## Exercise task
Scan the entries below. List each line with "this".

## Dataset extract
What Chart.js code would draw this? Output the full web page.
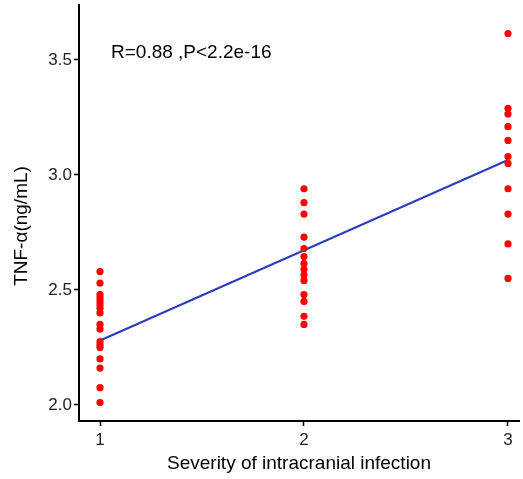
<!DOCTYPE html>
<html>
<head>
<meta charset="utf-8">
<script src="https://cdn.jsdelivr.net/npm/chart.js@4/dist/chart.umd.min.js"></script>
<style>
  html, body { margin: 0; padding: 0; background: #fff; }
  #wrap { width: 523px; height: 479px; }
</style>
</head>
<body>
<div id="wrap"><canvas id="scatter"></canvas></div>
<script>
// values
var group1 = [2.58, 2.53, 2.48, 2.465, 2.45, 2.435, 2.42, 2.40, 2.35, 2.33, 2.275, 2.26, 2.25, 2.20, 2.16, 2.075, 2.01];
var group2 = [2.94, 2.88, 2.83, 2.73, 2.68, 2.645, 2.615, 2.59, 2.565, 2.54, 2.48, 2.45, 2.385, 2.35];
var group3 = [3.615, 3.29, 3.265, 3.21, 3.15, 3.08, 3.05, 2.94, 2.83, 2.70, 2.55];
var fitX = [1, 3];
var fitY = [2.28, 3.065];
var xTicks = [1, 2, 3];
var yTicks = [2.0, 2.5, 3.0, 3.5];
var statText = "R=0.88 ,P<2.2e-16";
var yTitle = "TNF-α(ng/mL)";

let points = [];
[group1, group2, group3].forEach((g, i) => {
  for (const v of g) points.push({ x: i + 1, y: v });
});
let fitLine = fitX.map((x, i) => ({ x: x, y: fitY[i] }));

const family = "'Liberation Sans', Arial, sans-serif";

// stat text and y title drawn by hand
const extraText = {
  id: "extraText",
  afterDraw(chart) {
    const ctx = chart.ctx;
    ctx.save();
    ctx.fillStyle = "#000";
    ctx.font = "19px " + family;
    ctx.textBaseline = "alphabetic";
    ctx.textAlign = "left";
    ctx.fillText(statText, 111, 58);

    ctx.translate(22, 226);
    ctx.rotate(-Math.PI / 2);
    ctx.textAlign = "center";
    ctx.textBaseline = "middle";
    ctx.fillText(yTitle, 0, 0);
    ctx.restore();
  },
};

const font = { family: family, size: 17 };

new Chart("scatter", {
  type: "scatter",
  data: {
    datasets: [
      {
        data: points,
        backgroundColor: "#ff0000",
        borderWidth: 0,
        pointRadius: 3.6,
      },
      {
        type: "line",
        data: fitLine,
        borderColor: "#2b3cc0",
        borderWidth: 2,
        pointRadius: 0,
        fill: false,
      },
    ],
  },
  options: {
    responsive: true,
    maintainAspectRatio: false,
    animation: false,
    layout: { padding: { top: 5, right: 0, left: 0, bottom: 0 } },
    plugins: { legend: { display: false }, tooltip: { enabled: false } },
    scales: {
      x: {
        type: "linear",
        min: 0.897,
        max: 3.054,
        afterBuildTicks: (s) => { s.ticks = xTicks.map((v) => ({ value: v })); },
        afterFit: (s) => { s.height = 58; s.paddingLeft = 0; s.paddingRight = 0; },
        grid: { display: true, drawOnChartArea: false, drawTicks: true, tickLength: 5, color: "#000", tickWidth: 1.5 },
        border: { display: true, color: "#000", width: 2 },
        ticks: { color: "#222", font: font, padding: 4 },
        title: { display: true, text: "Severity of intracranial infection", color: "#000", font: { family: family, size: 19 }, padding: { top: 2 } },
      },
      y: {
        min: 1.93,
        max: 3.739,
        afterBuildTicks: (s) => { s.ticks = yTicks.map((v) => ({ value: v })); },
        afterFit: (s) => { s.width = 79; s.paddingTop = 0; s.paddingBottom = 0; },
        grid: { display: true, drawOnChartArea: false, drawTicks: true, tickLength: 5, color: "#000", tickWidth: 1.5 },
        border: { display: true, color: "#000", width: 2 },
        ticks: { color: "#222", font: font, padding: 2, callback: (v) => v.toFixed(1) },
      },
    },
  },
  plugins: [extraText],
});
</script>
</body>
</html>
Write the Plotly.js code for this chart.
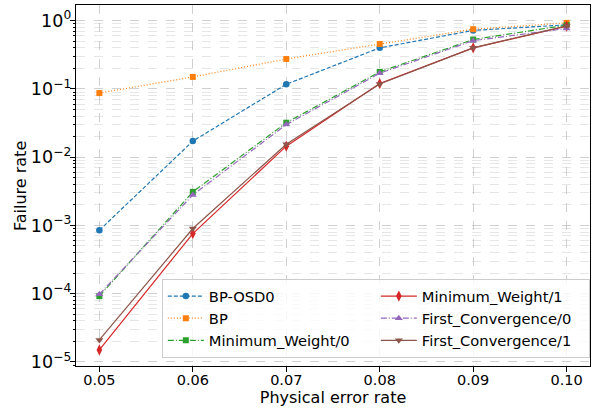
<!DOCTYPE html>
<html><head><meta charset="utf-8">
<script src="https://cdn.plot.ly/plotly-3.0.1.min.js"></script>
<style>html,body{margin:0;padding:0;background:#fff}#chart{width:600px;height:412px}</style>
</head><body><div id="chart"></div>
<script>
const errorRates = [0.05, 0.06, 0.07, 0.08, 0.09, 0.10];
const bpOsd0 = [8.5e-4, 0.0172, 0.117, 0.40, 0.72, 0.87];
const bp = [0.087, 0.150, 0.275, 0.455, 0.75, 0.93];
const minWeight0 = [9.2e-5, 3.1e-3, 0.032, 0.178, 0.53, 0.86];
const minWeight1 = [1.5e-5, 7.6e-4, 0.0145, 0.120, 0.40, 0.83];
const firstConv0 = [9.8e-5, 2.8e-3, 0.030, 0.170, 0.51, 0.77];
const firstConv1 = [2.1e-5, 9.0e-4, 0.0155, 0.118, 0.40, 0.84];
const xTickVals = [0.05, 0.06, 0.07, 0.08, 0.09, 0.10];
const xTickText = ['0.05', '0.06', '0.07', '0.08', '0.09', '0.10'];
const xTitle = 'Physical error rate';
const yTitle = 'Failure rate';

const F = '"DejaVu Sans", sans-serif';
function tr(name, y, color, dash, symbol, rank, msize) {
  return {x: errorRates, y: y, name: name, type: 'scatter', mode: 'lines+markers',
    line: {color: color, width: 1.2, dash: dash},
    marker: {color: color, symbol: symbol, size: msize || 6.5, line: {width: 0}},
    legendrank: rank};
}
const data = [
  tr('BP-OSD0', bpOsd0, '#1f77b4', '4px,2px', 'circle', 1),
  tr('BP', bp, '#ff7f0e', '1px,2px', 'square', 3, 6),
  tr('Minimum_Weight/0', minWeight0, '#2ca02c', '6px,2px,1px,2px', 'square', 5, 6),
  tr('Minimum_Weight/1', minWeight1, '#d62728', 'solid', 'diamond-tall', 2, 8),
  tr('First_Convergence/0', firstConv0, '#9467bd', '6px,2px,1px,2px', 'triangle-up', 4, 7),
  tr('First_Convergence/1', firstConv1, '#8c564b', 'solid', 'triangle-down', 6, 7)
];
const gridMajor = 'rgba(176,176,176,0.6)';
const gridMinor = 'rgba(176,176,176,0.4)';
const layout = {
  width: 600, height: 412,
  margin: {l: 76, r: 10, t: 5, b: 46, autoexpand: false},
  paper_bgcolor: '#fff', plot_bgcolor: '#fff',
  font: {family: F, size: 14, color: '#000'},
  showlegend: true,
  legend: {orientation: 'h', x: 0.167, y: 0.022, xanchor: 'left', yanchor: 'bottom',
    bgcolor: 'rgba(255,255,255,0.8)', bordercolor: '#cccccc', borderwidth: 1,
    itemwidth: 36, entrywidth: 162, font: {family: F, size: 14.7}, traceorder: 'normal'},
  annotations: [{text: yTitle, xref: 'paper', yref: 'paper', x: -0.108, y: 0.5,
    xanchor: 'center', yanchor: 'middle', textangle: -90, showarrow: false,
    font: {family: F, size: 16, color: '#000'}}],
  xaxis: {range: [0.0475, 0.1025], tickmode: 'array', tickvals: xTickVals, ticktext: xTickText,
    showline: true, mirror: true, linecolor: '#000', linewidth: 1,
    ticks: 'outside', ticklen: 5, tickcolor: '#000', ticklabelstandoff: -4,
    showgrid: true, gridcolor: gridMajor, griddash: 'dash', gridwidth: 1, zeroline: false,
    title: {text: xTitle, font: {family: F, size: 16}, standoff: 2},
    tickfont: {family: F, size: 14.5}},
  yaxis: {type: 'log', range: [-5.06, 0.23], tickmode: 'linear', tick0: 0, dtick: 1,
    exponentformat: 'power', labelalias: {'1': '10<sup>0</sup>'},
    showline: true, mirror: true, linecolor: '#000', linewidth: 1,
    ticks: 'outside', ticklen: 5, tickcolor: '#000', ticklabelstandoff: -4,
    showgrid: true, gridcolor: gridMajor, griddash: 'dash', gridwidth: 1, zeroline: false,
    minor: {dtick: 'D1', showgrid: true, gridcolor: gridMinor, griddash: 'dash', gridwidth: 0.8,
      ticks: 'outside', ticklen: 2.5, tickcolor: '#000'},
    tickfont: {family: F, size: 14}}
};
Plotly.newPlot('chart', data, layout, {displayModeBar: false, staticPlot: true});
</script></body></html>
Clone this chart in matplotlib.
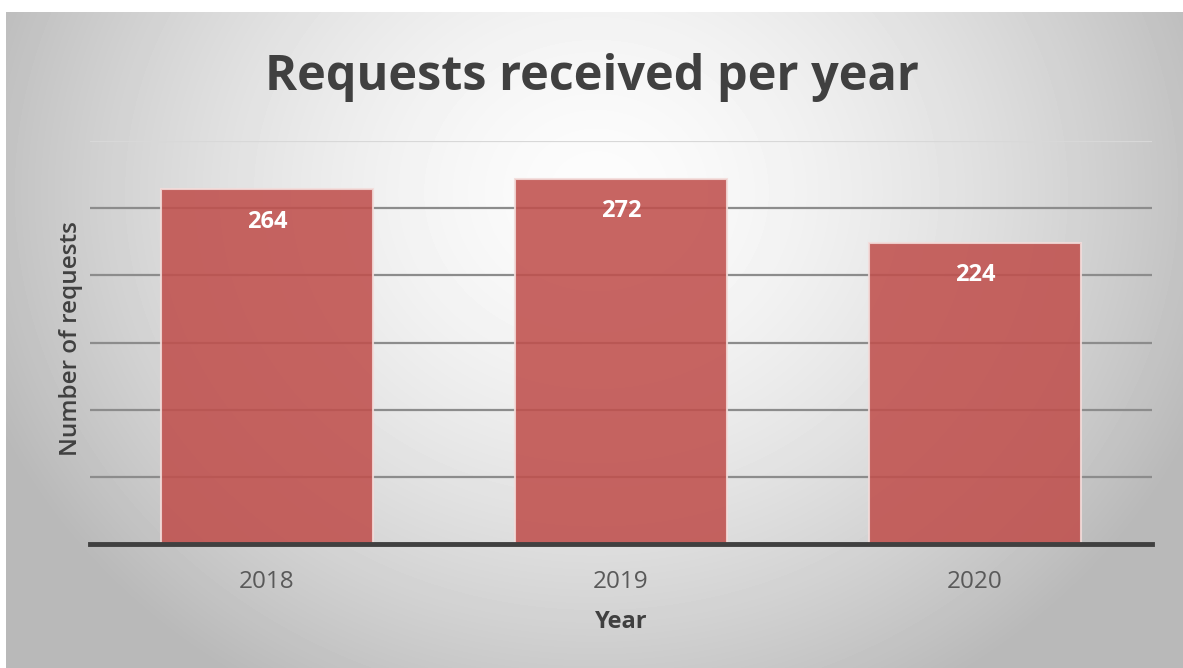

## Solved exercise
What Chart.js code would draw this? Output the full web page.
Write the Plotly.js code for this chart.
Clone this chart in matplotlib.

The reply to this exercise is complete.